▸ What needs to be done
All of the data that follows should be retyped exactly, please, except the pictures.

((

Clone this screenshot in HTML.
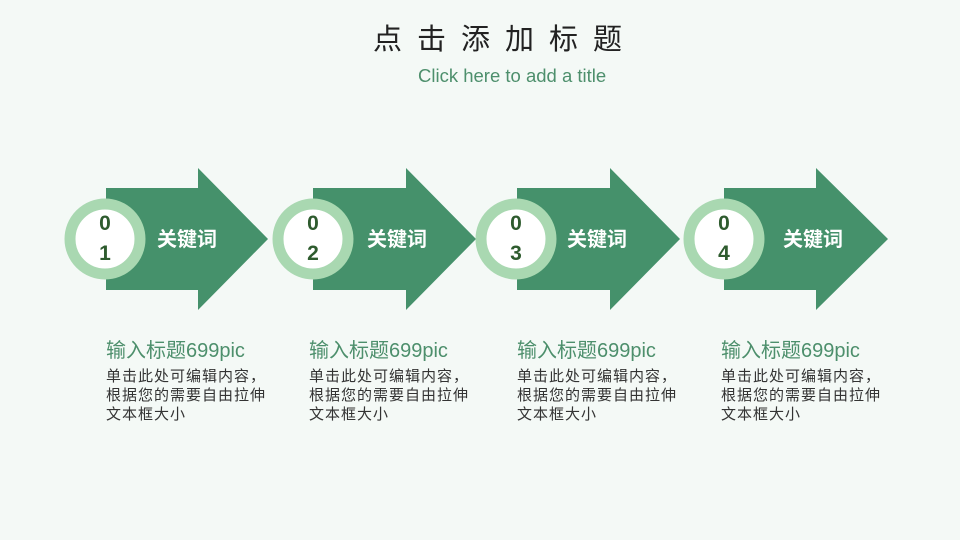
<!DOCTYPE html>
<html><head><meta charset="utf-8"><style>
body{margin:0;width:960px;height:540px;background:#f4f9f6;position:relative;overflow:hidden;font-family:"Liberation Sans","Noto Sans CJK SC",sans-serif}
.t{position:absolute;left:0;width:960px;text-align:center}
.abs{position:absolute}
.kw{position:absolute;color:#fff;font-size:20px;font-weight:bold;top:223px}
.h{position:absolute;color:#4d8f6c;font-size:20px;top:334px}
.p{position:absolute;color:#333;font-size:15px;line-height:19px;top:367px;letter-spacing:1px}
.n{position:absolute;width:58px;text-align:center;color:#2e5b2e;font-weight:bold;font-size:21px;line-height:30px;top:209px}
</style></head><body>
<div class="abs" style="top:16px;left:373px;font-size:29px;letter-spacing:15px;color:#222;white-space:nowrap">点击添加标题</div>
<div class="abs" style="top:65px;font-size:18.5px;color:#4d8f6c;left:418px;white-space:nowrap">Click here to add a title</div>
<svg class="abs" style="left:0;top:0" width="960" height="540">
<g fill="#45916b">
<polygon points="106,188 198,188 198,168 268,239 198,310 198,290 106,290"/>
<polygon points="313,188 406,188 406,168 476,239 406,310 406,290 313,290"/>
<polygon points="517,188 610,188 610,168 680,239 610,310 610,290 517,290"/>
<polygon points="724,188 816,188 816,168 888,239 816,310 816,290 724,290"/>
</g>
<g fill="#fff" stroke="#a9d8b1" stroke-width="11">
<circle cx="105" cy="239" r="35"/><circle cx="313" cy="239" r="35"/>
<circle cx="516" cy="239" r="35"/><circle cx="724" cy="239" r="35"/>
</g></svg>
<div class="n" style="left:76px">0<br>1</div>
<div class="n" style="left:284px">0<br>2</div>
<div class="n" style="left:487px">0<br>3</div>
<div class="n" style="left:695px">0<br>4</div>
<div class="kw" style="left:157px">关键词</div>
<div class="kw" style="left:367px">关键词</div>
<div class="kw" style="left:567px">关键词</div>
<div class="kw" style="left:783px">关键词</div>
<div class="h" style="left:106px">输入标题699pic</div>
<div class="h" style="left:309px">输入标题699pic</div>
<div class="h" style="left:517px">输入标题699pic</div>
<div class="h" style="left:721px">输入标题699pic</div>
<div class="p" style="left:106px">单击此处可编辑内容，<br>根据您的需要自由拉伸<br>文本框大小</div>
<div class="p" style="left:309px">单击此处可编辑内容，<br>根据您的需要自由拉伸<br>文本框大小</div>
<div class="p" style="left:517px">单击此处可编辑内容，<br>根据您的需要自由拉伸<br>文本框大小</div>
<div class="p" style="left:721px">单击此处可编辑内容，<br>根据您的需要自由拉伸<br>文本框大小</div>
</body></html>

))

▸ Result of the exercise
Clone this screenshot in HTML.
<!DOCTYPE html>
<html><head><meta charset="utf-8"><style>
body{margin:0;width:960px;height:540px;background:#f4f9f6;position:relative;overflow:hidden;font-family:"Liberation Sans","Noto Sans CJK SC",sans-serif}
.t{position:absolute;left:0;width:960px;text-align:center}
.abs{position:absolute}
.kw{position:absolute;color:#fff;font-size:20px;font-weight:bold;top:223px}
.h{position:absolute;color:#4d8f6c;font-size:20px;top:334px}
.p{position:absolute;color:#333;font-size:15px;line-height:19px;top:367px;letter-spacing:1px}
.n{position:absolute;width:58px;text-align:center;color:#2e5b2e;font-weight:bold;font-size:21px;line-height:30px;top:209px}
</style></head><body>
<div class="abs" style="top:16px;left:373px;font-size:29px;letter-spacing:15px;color:#222;white-space:nowrap">点击添加标题</div>
<div class="abs" style="top:65px;font-size:18.5px;color:#4d8f6c;left:418px;white-space:nowrap">Click here to add a title</div>
<svg class="abs" style="left:0;top:0" width="960" height="540">
<g fill="#45916b">
<polygon points="106,188 198,188 198,168 268,239 198,310 198,290 106,290"/>
<polygon points="313,188 406,188 406,168 476,239 406,310 406,290 313,290"/>
<polygon points="517,188 610,188 610,168 680,239 610,310 610,290 517,290"/>
<polygon points="724,188 816,188 816,168 888,239 816,310 816,290 724,290"/>
</g>
<g fill="#fff" stroke="#a9d8b1" stroke-width="11">
<circle cx="105" cy="239" r="35"/><circle cx="313" cy="239" r="35"/>
<circle cx="516" cy="239" r="35"/><circle cx="724" cy="239" r="35"/>
</g></svg>
<div class="n" style="left:76px">0<br>1</div>
<div class="n" style="left:284px">0<br>2</div>
<div class="n" style="left:487px">0<br>3</div>
<div class="n" style="left:695px">0<br>4</div>
<div class="kw" style="left:157px">关键词</div>
<div class="kw" style="left:367px">关键词</div>
<div class="kw" style="left:567px">关键词</div>
<div class="kw" style="left:783px">关键词</div>
<div class="h" style="left:106px">输入标题699pic</div>
<div class="h" style="left:309px">输入标题699pic</div>
<div class="h" style="left:517px">输入标题699pic</div>
<div class="h" style="left:721px">输入标题699pic</div>
<div class="p" style="left:106px">单击此处可编辑内容，<br>根据您的需要自由拉伸<br>文本框大小</div>
<div class="p" style="left:309px">单击此处可编辑内容，<br>根据您的需要自由拉伸<br>文本框大小</div>
<div class="p" style="left:517px">单击此处可编辑内容，<br>根据您的需要自由拉伸<br>文本框大小</div>
<div class="p" style="left:721px">单击此处可编辑内容，<br>根据您的需要自由拉伸<br>文本框大小</div>
</body></html>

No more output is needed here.